Entry is free. There are no tickets, no opening fee, and no charges for the monastery, the fortress walls or the frescoes inside the church.

Akhtala is famous above all for the frescoes of 1205–1216 — the most important cycle of medieval Byzantine-style wall painting on Armenian soil. The paintings cover every interior wall of the Church of Surb Astvatsatsin, are executed in deep blues and gold by eight different masters, and carry inscriptions in three languages: Armenian, Greek and Georgian. The complex is also notable as one of the best-preserved medieval fortresses in Armenia.
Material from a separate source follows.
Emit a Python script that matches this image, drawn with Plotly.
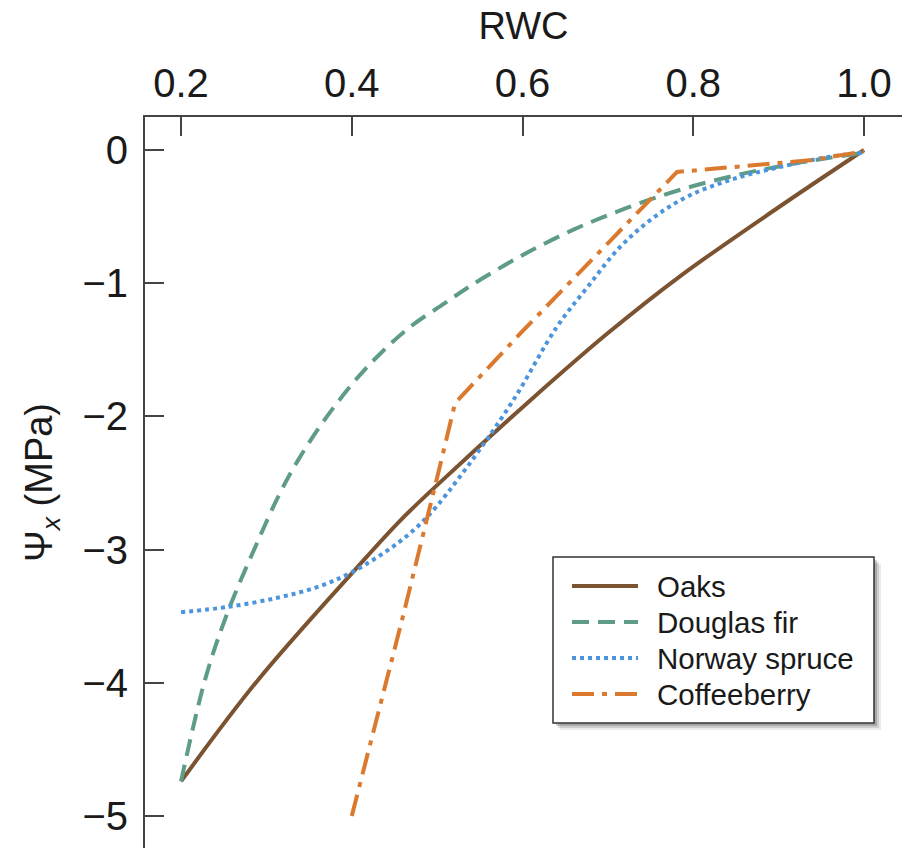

45 to 60 minutes is enough to see the church and the central fortress. Add another 30 to 40 minutes if you want to walk the curtain wall and look down into the canyons.

By car along the M-6 highway through Vanadzor and Alaverdi — about 185 km and 2.5 to 3 hours one way. Akhtala is also on the Yerevan–Tbilisi train line, with a station a few kilometres below the monastery. The most practical option for most visitors is a private car with driver for the day, combining Akhtala with the nearby UNESCO monasteries of Haghpat and Sanahin.

The complex functions as an active religious site, with annual pilgrimage days on 20–21 September that bring Armenians, Greeks and Georgians together. Regular liturgy is not held with the same frequency as at major active monasteries, but the church is open to visitors and the door is rarely locked for more than a few hours at a time during the day.

The two UNESCO World Heritage monasteries of Haghpat (15 km) and Sanahin (20 km) are both within a short drive — most visitors combine all three in a single day. Kobayr Monastery (25 km), half-ruined in the Debed gorge, is the art-historical companion to Akhtala — it was also converted to the Georgian rite under the Zakaryans.

Yes. Several scenes of Sergei Parajanov’s 1969 experimental film The Color of Pomegranates — one of the canonical works of Soviet-Armenian cinema — were shot at Akhtala Monastery.

Akhtala is the kind of monument that visitors discover and then quietly recommend to other visitors — a fortress with a medieval church inside it, that medieval church covered with one of the great fresco cycles of the Caucasus. Plan it with Haghpat and Sanahin for the obvious one-day Lori plan; plan it on its own if you want to take time over the painting.